Supplied information:
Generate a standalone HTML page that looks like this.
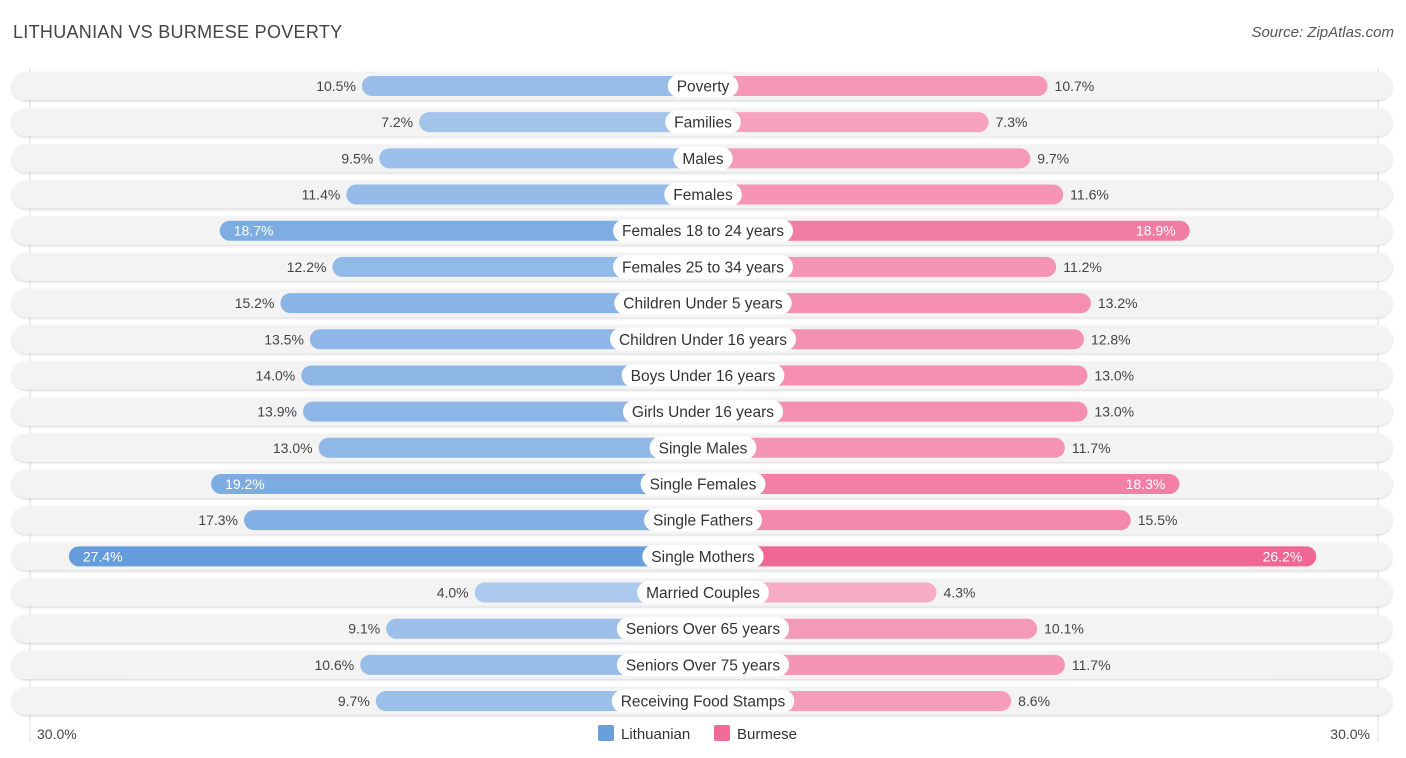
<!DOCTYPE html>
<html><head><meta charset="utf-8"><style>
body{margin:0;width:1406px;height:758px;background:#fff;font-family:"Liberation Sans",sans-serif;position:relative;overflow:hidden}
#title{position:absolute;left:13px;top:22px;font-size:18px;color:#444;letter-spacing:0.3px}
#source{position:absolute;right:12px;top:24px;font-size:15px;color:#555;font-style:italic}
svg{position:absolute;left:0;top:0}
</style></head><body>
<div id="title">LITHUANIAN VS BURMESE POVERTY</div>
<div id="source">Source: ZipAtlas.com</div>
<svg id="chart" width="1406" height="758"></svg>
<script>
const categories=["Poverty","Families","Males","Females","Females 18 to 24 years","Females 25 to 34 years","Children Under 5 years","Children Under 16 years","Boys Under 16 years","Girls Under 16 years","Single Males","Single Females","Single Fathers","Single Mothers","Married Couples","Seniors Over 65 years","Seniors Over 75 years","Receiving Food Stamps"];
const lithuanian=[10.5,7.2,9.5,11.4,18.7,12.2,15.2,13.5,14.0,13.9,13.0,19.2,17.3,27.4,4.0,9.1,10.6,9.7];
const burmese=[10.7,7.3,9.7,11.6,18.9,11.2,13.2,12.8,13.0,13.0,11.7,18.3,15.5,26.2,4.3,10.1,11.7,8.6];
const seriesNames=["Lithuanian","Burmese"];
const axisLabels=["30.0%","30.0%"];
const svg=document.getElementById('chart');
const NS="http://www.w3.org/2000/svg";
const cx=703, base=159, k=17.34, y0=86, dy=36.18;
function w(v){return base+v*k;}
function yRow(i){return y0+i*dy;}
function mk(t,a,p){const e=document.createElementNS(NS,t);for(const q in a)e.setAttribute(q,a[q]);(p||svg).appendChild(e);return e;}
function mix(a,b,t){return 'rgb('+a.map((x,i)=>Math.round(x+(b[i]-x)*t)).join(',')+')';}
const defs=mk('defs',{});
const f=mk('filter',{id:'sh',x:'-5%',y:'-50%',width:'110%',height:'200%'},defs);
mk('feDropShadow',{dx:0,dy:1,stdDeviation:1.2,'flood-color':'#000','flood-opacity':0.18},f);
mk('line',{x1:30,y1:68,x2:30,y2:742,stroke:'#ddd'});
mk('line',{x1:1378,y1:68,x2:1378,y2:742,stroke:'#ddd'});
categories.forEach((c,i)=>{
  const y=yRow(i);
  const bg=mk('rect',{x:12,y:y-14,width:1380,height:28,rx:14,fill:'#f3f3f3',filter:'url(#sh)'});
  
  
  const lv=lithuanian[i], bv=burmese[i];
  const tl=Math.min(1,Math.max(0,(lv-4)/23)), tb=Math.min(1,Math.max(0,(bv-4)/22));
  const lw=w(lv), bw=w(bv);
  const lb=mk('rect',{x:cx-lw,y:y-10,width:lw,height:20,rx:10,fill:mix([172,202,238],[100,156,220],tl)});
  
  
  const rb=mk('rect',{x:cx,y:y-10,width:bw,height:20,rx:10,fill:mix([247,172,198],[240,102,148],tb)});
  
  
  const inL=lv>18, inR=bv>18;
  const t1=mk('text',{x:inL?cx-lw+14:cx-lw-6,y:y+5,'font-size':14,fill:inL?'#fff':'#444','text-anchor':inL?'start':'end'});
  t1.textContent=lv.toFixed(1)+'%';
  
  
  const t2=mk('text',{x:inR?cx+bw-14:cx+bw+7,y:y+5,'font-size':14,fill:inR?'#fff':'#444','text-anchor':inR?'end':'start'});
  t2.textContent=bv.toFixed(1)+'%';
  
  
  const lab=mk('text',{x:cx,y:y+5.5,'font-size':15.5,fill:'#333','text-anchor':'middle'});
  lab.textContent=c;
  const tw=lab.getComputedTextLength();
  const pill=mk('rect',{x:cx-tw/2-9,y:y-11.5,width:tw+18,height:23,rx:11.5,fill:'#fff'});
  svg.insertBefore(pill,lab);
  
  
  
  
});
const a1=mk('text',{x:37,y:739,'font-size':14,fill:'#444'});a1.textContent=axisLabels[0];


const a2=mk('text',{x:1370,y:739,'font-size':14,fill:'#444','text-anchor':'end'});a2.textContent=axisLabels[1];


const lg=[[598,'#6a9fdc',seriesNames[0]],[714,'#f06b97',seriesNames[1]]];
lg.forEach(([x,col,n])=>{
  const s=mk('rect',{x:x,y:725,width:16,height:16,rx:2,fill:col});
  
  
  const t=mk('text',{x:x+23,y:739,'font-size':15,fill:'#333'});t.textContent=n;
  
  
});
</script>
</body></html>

Task to carry out: The data should be printed again unchanged; leave its pictures out.

Correct answer:
Generate a standalone HTML page that looks like this.
<!DOCTYPE html>
<html><head><meta charset="utf-8"><style>
body{margin:0;width:1406px;height:758px;background:#fff;font-family:"Liberation Sans",sans-serif;position:relative;overflow:hidden}
#title{position:absolute;left:13px;top:22px;font-size:18px;color:#444;letter-spacing:0.3px}
#source{position:absolute;right:12px;top:24px;font-size:15px;color:#555;font-style:italic}
svg{position:absolute;left:0;top:0}
</style></head><body>
<div id="title">LITHUANIAN VS BURMESE POVERTY</div>
<div id="source">Source: ZipAtlas.com</div>
<svg id="chart" width="1406" height="758"></svg>
<script>
const categories=["Poverty","Families","Males","Females","Females 18 to 24 years","Females 25 to 34 years","Children Under 5 years","Children Under 16 years","Boys Under 16 years","Girls Under 16 years","Single Males","Single Females","Single Fathers","Single Mothers","Married Couples","Seniors Over 65 years","Seniors Over 75 years","Receiving Food Stamps"];
const lithuanian=[10.5,7.2,9.5,11.4,18.7,12.2,15.2,13.5,14.0,13.9,13.0,19.2,17.3,27.4,4.0,9.1,10.6,9.7];
const burmese=[10.7,7.3,9.7,11.6,18.9,11.2,13.2,12.8,13.0,13.0,11.7,18.3,15.5,26.2,4.3,10.1,11.7,8.6];
const seriesNames=["Lithuanian","Burmese"];
const axisLabels=["30.0%","30.0%"];
const svg=document.getElementById('chart');
const NS="http://www.w3.org/2000/svg";
const cx=703, base=159, k=17.34, y0=86, dy=36.18;
function w(v){return base+v*k;}
function yRow(i){return y0+i*dy;}
function mk(t,a,p){const e=document.createElementNS(NS,t);for(const q in a)e.setAttribute(q,a[q]);(p||svg).appendChild(e);return e;}
function mix(a,b,t){return 'rgb('+a.map((x,i)=>Math.round(x+(b[i]-x)*t)).join(',')+')';}
const defs=mk('defs',{});
const f=mk('filter',{id:'sh',x:'-5%',y:'-50%',width:'110%',height:'200%'},defs);
mk('feDropShadow',{dx:0,dy:1,stdDeviation:1.2,'flood-color':'#000','flood-opacity':0.18},f);
mk('line',{x1:30,y1:68,x2:30,y2:742,stroke:'#ddd'});
mk('line',{x1:1378,y1:68,x2:1378,y2:742,stroke:'#ddd'});
categories.forEach((c,i)=>{
  const y=yRow(i);
  const bg=mk('rect',{x:12,y:y-14,width:1380,height:28,rx:14,fill:'#f3f3f3',filter:'url(#sh)'});
  
  
  const lv=lithuanian[i], bv=burmese[i];
  const tl=Math.min(1,Math.max(0,(lv-4)/23)), tb=Math.min(1,Math.max(0,(bv-4)/22));
  const lw=w(lv), bw=w(bv);
  const lb=mk('rect',{x:cx-lw,y:y-10,width:lw,height:20,rx:10,fill:mix([172,202,238],[100,156,220],tl)});
  
  
  const rb=mk('rect',{x:cx,y:y-10,width:bw,height:20,rx:10,fill:mix([247,172,198],[240,102,148],tb)});
  
  
  const inL=lv>18, inR=bv>18;
  const t1=mk('text',{x:inL?cx-lw+14:cx-lw-6,y:y+5,'font-size':14,fill:inL?'#fff':'#444','text-anchor':inL?'start':'end'});
  t1.textContent=lv.toFixed(1)+'%';
  
  
  const t2=mk('text',{x:inR?cx+bw-14:cx+bw+7,y:y+5,'font-size':14,fill:inR?'#fff':'#444','text-anchor':inR?'end':'start'});
  t2.textContent=bv.toFixed(1)+'%';
  
  
  const lab=mk('text',{x:cx,y:y+5.5,'font-size':15.5,fill:'#333','text-anchor':'middle'});
  lab.textContent=c;
  const tw=lab.getComputedTextLength();
  const pill=mk('rect',{x:cx-tw/2-9,y:y-11.5,width:tw+18,height:23,rx:11.5,fill:'#fff'});
  svg.insertBefore(pill,lab);
  
  
  
  
});
const a1=mk('text',{x:37,y:739,'font-size':14,fill:'#444'});a1.textContent=axisLabels[0];


const a2=mk('text',{x:1370,y:739,'font-size':14,fill:'#444','text-anchor':'end'});a2.textContent=axisLabels[1];


const lg=[[598,'#6a9fdc',seriesNames[0]],[714,'#f06b97',seriesNames[1]]];
lg.forEach(([x,col,n])=>{
  const s=mk('rect',{x:x,y:725,width:16,height:16,rx:2,fill:col});
  
  
  const t=mk('text',{x:x+23,y:739,'font-size':15,fill:'#333'});t.textContent=n;
  
  
});
</script>
</body></html>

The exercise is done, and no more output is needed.